▶ MATERIAL PROVIDED:
◇ ◇ ◇ ◇ ◇
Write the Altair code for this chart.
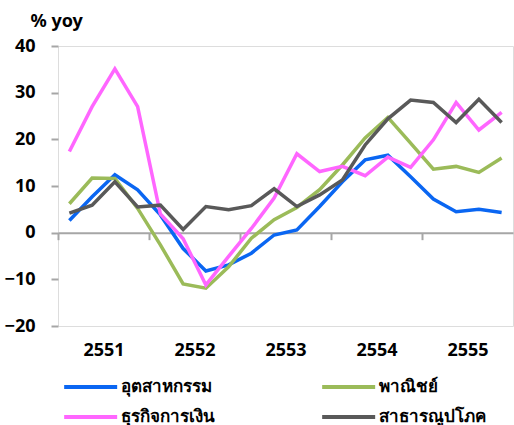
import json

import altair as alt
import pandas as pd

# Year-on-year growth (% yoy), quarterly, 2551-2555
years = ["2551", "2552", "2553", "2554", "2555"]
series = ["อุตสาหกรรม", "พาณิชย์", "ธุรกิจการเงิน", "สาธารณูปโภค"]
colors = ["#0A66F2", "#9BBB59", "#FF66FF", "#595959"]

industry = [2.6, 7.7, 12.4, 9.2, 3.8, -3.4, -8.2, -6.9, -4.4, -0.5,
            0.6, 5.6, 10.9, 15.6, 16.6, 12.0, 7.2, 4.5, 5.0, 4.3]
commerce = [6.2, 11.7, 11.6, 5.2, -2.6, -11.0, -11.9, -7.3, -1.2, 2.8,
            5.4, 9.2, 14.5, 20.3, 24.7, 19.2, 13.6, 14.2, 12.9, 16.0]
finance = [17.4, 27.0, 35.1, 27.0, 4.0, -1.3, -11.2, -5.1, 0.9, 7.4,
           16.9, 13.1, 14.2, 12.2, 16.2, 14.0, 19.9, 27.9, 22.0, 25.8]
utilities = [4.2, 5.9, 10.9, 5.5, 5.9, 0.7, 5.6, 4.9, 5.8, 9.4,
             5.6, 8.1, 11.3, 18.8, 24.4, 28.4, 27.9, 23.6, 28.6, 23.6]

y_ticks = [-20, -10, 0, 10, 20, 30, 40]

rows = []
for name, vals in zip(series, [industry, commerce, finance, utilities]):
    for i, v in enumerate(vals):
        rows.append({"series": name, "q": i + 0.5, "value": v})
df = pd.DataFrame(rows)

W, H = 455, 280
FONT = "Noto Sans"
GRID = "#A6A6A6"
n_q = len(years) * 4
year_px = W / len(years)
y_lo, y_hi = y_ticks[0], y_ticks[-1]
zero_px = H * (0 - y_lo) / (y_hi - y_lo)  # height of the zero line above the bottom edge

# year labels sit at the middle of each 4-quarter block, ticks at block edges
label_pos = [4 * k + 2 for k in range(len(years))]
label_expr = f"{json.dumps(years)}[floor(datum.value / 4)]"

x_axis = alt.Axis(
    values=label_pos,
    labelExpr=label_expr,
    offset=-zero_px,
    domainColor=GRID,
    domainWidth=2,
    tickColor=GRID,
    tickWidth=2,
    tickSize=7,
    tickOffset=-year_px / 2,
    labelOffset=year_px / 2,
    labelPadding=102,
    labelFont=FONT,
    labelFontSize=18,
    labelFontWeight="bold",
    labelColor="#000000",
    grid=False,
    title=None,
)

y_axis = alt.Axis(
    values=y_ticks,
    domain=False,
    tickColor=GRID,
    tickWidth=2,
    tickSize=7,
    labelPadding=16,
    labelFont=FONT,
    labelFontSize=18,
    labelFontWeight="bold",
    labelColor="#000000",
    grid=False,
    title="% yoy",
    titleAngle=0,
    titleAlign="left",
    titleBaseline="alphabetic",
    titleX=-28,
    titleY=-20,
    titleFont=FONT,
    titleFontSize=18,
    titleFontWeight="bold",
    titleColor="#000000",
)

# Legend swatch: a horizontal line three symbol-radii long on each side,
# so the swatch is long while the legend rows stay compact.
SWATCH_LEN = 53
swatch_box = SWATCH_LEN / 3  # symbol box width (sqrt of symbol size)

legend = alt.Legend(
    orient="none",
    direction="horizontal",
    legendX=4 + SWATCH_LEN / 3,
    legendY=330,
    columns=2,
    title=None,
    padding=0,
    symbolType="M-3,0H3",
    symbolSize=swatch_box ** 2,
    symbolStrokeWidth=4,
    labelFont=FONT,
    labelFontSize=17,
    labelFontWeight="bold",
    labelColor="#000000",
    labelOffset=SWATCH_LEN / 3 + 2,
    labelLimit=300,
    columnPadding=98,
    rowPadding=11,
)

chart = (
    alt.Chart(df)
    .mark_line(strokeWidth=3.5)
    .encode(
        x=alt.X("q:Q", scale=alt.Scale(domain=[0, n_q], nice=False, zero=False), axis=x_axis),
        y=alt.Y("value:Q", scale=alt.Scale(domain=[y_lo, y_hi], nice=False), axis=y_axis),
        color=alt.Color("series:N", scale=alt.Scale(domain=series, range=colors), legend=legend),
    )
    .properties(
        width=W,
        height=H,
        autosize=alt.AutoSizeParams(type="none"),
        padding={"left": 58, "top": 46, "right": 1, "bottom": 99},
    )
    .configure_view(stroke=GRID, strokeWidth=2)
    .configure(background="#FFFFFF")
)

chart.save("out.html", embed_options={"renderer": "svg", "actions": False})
◇ ◇ ◇ ◇ ◇
▶ EXERCISE PROMPT: Repeat the data exactly, excluding the pictures.

▶ OUTPUT OF THE TASK:
Write the Altair code for this chart.
import json

import altair as alt
import pandas as pd

# Year-on-year growth (% yoy), quarterly, 2551-2555
years = ["2551", "2552", "2553", "2554", "2555"]
series = ["อุตสาหกรรม", "พาณิชย์", "ธุรกิจการเงิน", "สาธารณูปโภค"]
colors = ["#0A66F2", "#9BBB59", "#FF66FF", "#595959"]

industry = [2.6, 7.7, 12.4, 9.2, 3.8, -3.4, -8.2, -6.9, -4.4, -0.5,
            0.6, 5.6, 10.9, 15.6, 16.6, 12.0, 7.2, 4.5, 5.0, 4.3]
commerce = [6.2, 11.7, 11.6, 5.2, -2.6, -11.0, -11.9, -7.3, -1.2, 2.8,
            5.4, 9.2, 14.5, 20.3, 24.7, 19.2, 13.6, 14.2, 12.9, 16.0]
finance = [17.4, 27.0, 35.1, 27.0, 4.0, -1.3, -11.2, -5.1, 0.9, 7.4,
           16.9, 13.1, 14.2, 12.2, 16.2, 14.0, 19.9, 27.9, 22.0, 25.8]
utilities = [4.2, 5.9, 10.9, 5.5, 5.9, 0.7, 5.6, 4.9, 5.8, 9.4,
             5.6, 8.1, 11.3, 18.8, 24.4, 28.4, 27.9, 23.6, 28.6, 23.6]

y_ticks = [-20, -10, 0, 10, 20, 30, 40]

rows = []
for name, vals in zip(series, [industry, commerce, finance, utilities]):
    for i, v in enumerate(vals):
        rows.append({"series": name, "q": i + 0.5, "value": v})
df = pd.DataFrame(rows)

W, H = 455, 280
FONT = "Noto Sans"
GRID = "#A6A6A6"
n_q = len(years) * 4
year_px = W / len(years)
y_lo, y_hi = y_ticks[0], y_ticks[-1]
zero_px = H * (0 - y_lo) / (y_hi - y_lo)  # height of the zero line above the bottom edge

# year labels sit at the middle of each 4-quarter block, ticks at block edges
label_pos = [4 * k + 2 for k in range(len(years))]
label_expr = f"{json.dumps(years)}[floor(datum.value / 4)]"

x_axis = alt.Axis(
    values=label_pos,
    labelExpr=label_expr,
    offset=-zero_px,
    domainColor=GRID,
    domainWidth=2,
    tickColor=GRID,
    tickWidth=2,
    tickSize=7,
    tickOffset=-year_px / 2,
    labelOffset=year_px / 2,
    labelPadding=102,
    labelFont=FONT,
    labelFontSize=18,
    labelFontWeight="bold",
    labelColor="#000000",
    grid=False,
    title=None,
)

y_axis = alt.Axis(
    values=y_ticks,
    domain=False,
    tickColor=GRID,
    tickWidth=2,
    tickSize=7,
    labelPadding=16,
    labelFont=FONT,
    labelFontSize=18,
    labelFontWeight="bold",
    labelColor="#000000",
    grid=False,
    title="% yoy",
    titleAngle=0,
    titleAlign="left",
    titleBaseline="alphabetic",
    titleX=-28,
    titleY=-20,
    titleFont=FONT,
    titleFontSize=18,
    titleFontWeight="bold",
    titleColor="#000000",
)

# Legend swatch: a horizontal line three symbol-radii long on each side,
# so the swatch is long while the legend rows stay compact.
SWATCH_LEN = 53
swatch_box = SWATCH_LEN / 3  # symbol box width (sqrt of symbol size)

legend = alt.Legend(
    orient="none",
    direction="horizontal",
    legendX=4 + SWATCH_LEN / 3,
    legendY=330,
    columns=2,
    title=None,
    padding=0,
    symbolType="M-3,0H3",
    symbolSize=swatch_box ** 2,
    symbolStrokeWidth=4,
    labelFont=FONT,
    labelFontSize=17,
    labelFontWeight="bold",
    labelColor="#000000",
    labelOffset=SWATCH_LEN / 3 + 2,
    labelLimit=300,
    columnPadding=98,
    rowPadding=11,
)

chart = (
    alt.Chart(df)
    .mark_line(strokeWidth=3.5)
    .encode(
        x=alt.X("q:Q", scale=alt.Scale(domain=[0, n_q], nice=False, zero=False), axis=x_axis),
        y=alt.Y("value:Q", scale=alt.Scale(domain=[y_lo, y_hi], nice=False), axis=y_axis),
        color=alt.Color("series:N", scale=alt.Scale(domain=series, range=colors), legend=legend),
    )
    .properties(
        width=W,
        height=H,
        autosize=alt.AutoSizeParams(type="none"),
        padding={"left": 58, "top": 46, "right": 1, "bottom": 99},
    )
    .configure_view(stroke=GRID, strokeWidth=2)
    .configure(background="#FFFFFF")
)

chart.save("out.html", embed_options={"renderer": "svg", "actions": False})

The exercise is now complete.